Your goal.
Return exactly, and only, the lines from the one holding "Clone this chart" through the one holding "const chartData = years.map((year, i)", both included; the pictures stay out.

Supplied material.
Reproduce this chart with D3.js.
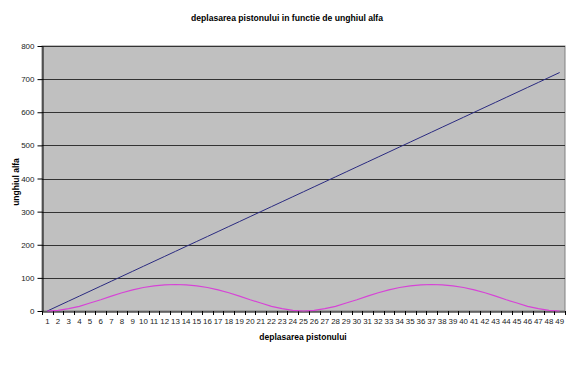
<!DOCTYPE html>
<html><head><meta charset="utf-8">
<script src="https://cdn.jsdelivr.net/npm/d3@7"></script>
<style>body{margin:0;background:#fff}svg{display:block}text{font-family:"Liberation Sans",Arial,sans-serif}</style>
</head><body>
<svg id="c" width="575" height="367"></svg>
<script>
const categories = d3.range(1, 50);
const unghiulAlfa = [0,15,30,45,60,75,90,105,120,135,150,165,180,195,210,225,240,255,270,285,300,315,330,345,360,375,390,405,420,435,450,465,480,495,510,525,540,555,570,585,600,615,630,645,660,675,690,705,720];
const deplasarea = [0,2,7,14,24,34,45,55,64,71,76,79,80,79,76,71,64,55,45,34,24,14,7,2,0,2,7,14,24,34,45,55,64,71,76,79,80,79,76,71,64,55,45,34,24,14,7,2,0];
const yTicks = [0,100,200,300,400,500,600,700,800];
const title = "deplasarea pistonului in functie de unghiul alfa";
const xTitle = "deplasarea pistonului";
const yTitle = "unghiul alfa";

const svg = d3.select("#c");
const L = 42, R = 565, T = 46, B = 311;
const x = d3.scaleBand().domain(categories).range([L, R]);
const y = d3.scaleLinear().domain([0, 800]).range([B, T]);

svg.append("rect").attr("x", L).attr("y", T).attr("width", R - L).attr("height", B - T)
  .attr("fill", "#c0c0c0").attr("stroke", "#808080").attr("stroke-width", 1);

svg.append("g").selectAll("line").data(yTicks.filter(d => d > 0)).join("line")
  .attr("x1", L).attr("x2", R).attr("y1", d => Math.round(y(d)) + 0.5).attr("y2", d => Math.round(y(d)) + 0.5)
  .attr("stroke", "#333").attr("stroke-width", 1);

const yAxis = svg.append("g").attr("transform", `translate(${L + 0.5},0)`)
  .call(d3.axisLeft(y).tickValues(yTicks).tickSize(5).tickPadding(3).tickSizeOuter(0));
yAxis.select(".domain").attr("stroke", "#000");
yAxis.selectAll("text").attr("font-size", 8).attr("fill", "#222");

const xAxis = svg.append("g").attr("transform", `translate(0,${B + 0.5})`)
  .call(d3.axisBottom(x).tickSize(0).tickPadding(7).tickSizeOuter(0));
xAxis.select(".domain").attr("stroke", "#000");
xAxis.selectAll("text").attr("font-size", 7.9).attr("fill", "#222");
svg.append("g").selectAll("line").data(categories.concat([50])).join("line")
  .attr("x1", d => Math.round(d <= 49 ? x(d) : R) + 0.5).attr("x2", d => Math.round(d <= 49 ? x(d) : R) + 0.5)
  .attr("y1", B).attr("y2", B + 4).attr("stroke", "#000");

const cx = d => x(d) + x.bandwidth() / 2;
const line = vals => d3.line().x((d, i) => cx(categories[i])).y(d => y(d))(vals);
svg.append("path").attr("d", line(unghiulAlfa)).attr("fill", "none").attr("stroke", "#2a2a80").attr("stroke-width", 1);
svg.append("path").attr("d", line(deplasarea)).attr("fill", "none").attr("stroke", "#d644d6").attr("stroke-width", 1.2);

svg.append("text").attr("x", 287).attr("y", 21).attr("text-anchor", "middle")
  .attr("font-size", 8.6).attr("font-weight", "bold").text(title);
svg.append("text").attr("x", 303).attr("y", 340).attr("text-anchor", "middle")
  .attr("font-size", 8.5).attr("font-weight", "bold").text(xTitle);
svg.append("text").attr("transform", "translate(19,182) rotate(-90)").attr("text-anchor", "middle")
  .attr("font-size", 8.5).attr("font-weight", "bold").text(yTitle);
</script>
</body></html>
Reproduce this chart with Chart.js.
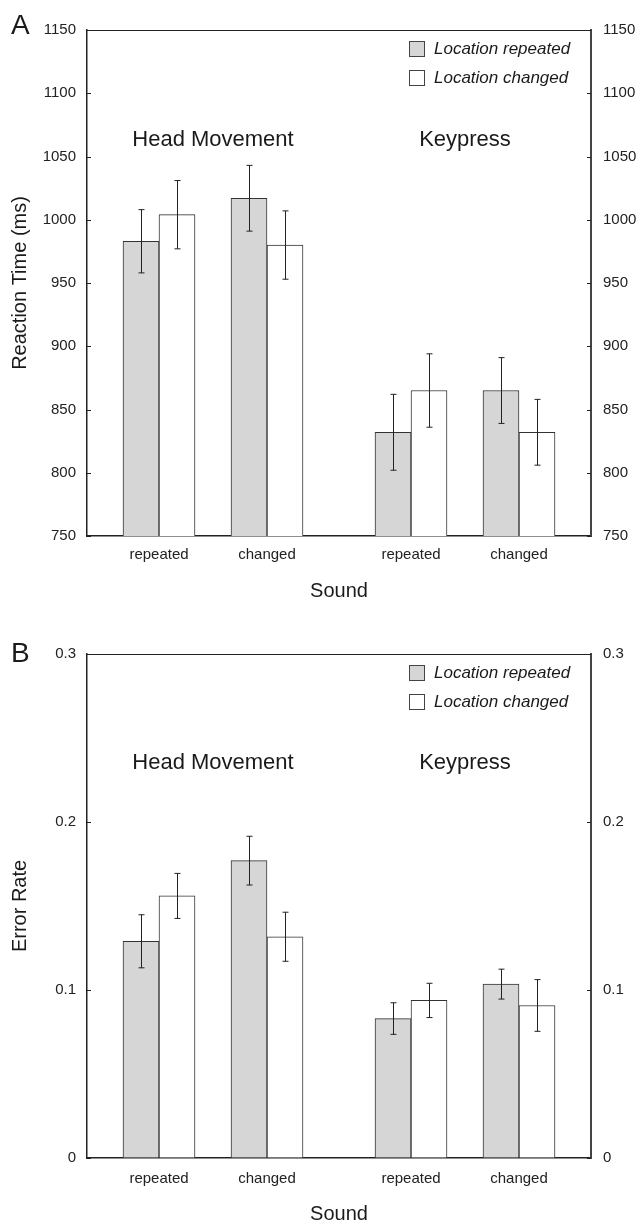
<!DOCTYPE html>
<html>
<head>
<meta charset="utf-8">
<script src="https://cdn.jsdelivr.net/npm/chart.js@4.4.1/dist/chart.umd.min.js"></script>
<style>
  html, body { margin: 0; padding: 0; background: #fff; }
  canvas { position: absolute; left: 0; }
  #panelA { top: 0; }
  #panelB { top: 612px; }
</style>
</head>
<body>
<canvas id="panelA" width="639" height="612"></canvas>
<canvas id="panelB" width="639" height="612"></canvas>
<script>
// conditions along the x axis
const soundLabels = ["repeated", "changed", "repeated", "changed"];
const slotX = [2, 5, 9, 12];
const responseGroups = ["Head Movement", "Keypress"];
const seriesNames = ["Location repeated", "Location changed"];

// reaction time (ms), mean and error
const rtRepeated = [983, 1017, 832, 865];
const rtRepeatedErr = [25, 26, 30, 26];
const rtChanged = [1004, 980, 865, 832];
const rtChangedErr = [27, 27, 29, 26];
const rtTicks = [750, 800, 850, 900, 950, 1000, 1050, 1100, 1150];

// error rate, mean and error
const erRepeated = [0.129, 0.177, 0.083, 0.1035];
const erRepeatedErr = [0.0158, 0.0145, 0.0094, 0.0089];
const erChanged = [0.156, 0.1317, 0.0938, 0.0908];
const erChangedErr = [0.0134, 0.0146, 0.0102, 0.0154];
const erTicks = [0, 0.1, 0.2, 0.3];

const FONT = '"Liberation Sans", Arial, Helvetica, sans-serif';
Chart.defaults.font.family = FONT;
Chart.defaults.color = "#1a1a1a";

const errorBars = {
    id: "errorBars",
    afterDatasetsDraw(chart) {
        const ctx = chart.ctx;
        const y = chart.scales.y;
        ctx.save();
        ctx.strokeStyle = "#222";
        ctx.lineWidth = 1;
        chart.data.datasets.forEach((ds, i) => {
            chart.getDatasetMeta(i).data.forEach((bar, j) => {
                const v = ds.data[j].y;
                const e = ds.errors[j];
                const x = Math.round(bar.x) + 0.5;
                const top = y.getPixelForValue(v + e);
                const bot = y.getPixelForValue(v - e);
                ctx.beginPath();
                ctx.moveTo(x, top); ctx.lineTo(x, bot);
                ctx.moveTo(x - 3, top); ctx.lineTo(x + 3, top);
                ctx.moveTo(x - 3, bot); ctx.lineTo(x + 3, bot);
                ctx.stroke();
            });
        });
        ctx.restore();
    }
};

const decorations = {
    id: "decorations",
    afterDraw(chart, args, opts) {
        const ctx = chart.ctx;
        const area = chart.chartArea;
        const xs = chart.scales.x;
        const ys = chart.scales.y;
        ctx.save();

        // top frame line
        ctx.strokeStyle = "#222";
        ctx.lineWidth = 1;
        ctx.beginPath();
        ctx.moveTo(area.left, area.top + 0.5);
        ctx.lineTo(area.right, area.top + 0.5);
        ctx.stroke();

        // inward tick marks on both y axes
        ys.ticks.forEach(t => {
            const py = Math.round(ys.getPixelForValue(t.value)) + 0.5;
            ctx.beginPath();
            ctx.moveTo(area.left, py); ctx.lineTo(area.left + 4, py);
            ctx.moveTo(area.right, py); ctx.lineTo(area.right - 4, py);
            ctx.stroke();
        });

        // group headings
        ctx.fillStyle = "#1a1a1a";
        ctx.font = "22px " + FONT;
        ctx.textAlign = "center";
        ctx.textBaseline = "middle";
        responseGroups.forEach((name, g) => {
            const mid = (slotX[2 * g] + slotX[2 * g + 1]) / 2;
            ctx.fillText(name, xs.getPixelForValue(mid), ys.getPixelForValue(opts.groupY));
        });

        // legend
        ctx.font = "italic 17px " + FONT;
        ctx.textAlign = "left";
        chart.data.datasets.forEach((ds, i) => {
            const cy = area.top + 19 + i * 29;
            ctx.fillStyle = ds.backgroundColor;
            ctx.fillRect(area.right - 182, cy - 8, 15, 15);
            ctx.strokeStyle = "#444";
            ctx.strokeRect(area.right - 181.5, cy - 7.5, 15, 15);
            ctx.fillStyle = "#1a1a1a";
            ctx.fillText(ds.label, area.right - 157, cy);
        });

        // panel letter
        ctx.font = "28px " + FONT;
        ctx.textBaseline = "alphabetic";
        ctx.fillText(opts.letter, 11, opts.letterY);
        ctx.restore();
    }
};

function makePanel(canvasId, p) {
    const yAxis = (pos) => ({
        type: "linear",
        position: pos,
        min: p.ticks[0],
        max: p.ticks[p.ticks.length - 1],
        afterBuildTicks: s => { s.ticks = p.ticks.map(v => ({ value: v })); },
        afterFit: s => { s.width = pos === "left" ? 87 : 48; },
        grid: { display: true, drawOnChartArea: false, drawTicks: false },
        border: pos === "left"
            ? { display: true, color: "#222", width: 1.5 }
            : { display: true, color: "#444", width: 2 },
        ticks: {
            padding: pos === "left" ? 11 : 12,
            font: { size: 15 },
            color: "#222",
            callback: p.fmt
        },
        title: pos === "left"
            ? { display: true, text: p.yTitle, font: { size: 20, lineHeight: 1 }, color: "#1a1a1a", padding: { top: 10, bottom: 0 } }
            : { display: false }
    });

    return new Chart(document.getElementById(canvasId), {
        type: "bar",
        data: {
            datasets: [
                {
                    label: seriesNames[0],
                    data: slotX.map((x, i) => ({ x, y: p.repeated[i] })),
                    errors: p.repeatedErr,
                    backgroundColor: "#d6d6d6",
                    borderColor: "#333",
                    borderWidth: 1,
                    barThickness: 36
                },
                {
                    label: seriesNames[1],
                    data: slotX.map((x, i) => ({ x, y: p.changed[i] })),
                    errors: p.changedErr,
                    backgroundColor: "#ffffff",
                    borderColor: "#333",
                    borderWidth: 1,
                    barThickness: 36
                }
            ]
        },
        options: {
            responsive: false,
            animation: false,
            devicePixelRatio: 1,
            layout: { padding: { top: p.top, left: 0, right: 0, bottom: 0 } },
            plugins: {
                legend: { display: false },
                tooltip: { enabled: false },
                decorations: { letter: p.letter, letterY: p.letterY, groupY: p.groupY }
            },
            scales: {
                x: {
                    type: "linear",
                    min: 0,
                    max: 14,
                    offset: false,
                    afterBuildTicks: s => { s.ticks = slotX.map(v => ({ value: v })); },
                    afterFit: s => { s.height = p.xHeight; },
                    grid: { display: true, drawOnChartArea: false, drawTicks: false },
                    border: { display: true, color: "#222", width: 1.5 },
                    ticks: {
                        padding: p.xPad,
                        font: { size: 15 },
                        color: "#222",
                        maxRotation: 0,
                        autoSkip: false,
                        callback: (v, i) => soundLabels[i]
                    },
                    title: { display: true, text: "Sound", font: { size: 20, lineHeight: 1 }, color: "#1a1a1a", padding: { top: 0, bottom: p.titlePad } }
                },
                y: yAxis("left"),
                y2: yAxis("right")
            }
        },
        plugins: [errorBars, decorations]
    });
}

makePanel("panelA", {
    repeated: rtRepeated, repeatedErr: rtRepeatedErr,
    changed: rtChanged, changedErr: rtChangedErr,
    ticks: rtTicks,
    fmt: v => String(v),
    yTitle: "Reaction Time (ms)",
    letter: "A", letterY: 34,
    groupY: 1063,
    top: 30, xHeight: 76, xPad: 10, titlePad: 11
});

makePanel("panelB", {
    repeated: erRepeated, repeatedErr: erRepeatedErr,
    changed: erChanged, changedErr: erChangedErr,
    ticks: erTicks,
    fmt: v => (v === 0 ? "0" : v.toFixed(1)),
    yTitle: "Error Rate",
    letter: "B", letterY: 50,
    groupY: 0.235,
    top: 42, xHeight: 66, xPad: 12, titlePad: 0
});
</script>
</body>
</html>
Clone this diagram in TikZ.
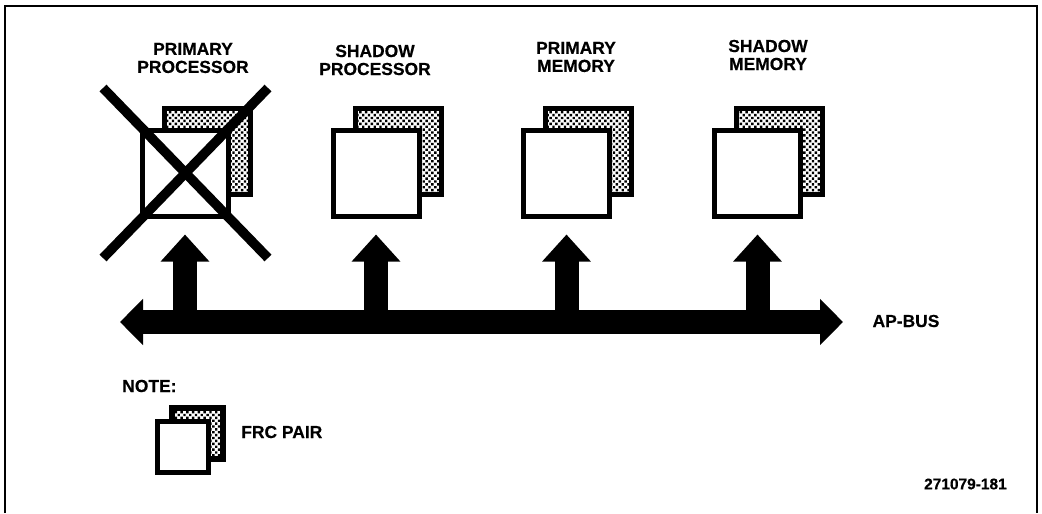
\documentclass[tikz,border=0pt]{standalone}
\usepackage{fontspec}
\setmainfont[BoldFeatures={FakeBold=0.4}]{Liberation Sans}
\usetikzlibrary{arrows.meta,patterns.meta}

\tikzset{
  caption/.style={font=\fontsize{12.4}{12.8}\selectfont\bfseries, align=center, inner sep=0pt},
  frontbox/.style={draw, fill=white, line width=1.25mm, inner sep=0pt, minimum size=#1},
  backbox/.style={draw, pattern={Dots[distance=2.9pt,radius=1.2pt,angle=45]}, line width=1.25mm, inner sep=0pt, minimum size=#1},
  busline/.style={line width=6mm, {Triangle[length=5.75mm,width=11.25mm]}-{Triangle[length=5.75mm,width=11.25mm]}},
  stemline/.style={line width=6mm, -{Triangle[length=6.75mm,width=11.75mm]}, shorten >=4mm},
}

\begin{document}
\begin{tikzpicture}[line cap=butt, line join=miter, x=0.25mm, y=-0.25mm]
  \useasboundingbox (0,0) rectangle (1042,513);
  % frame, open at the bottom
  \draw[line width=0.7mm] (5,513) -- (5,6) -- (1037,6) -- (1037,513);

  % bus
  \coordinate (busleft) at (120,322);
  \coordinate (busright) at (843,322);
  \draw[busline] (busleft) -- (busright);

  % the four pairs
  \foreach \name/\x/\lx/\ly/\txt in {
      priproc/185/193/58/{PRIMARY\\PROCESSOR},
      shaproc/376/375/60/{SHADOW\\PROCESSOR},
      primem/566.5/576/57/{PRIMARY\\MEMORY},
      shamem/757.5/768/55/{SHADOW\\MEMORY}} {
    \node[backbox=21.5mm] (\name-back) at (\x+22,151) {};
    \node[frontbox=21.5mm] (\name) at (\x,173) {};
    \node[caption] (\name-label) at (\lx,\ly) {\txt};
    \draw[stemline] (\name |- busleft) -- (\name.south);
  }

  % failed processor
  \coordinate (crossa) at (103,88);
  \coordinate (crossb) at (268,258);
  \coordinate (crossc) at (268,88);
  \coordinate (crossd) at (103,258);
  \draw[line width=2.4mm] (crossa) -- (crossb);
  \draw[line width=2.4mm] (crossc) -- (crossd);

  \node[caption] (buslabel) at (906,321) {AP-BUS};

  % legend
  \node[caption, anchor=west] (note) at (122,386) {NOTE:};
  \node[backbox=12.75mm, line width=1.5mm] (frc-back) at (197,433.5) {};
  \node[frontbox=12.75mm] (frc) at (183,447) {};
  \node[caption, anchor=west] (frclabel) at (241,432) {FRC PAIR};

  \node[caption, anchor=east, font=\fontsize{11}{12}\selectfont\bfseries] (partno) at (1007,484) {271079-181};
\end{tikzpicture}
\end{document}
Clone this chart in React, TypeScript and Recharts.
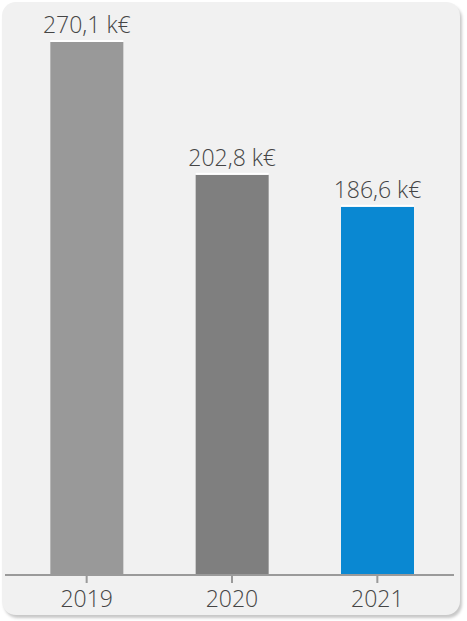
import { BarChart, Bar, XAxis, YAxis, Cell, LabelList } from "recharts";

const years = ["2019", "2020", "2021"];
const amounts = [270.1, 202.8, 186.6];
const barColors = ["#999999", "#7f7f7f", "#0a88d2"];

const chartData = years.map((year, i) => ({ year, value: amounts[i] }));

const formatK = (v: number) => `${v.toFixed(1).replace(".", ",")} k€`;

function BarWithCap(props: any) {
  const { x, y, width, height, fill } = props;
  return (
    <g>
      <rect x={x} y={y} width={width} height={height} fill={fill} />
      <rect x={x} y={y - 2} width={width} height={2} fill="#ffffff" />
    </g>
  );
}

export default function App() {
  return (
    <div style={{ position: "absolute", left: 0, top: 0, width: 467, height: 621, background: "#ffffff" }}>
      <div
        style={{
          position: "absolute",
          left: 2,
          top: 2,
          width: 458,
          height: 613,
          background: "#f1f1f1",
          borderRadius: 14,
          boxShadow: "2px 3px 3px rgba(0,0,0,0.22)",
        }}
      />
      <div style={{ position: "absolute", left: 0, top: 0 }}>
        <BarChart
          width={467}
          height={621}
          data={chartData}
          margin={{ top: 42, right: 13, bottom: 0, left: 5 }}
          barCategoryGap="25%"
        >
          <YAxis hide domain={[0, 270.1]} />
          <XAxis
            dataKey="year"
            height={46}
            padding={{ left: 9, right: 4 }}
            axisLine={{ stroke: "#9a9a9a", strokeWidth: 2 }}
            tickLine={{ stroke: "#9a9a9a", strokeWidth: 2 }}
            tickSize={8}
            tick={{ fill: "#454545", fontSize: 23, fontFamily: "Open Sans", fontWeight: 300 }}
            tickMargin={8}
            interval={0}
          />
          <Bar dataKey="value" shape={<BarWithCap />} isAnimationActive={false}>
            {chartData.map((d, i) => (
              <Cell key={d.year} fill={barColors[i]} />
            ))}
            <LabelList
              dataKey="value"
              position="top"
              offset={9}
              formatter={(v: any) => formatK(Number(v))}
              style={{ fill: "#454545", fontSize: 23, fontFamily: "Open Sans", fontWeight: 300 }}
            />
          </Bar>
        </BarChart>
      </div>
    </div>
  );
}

Answer for this exercise.
Clone this chart in React, TypeScript and Recharts.
import { BarChart, Bar, XAxis, YAxis, Cell, LabelList } from "recharts";

const years = ["2019", "2020", "2021"];
const amounts = [270.1, 202.8, 186.6];
const barColors = ["#999999", "#7f7f7f", "#0a88d2"];

const chartData = years.map((year, i) => ({ year, value: amounts[i] }));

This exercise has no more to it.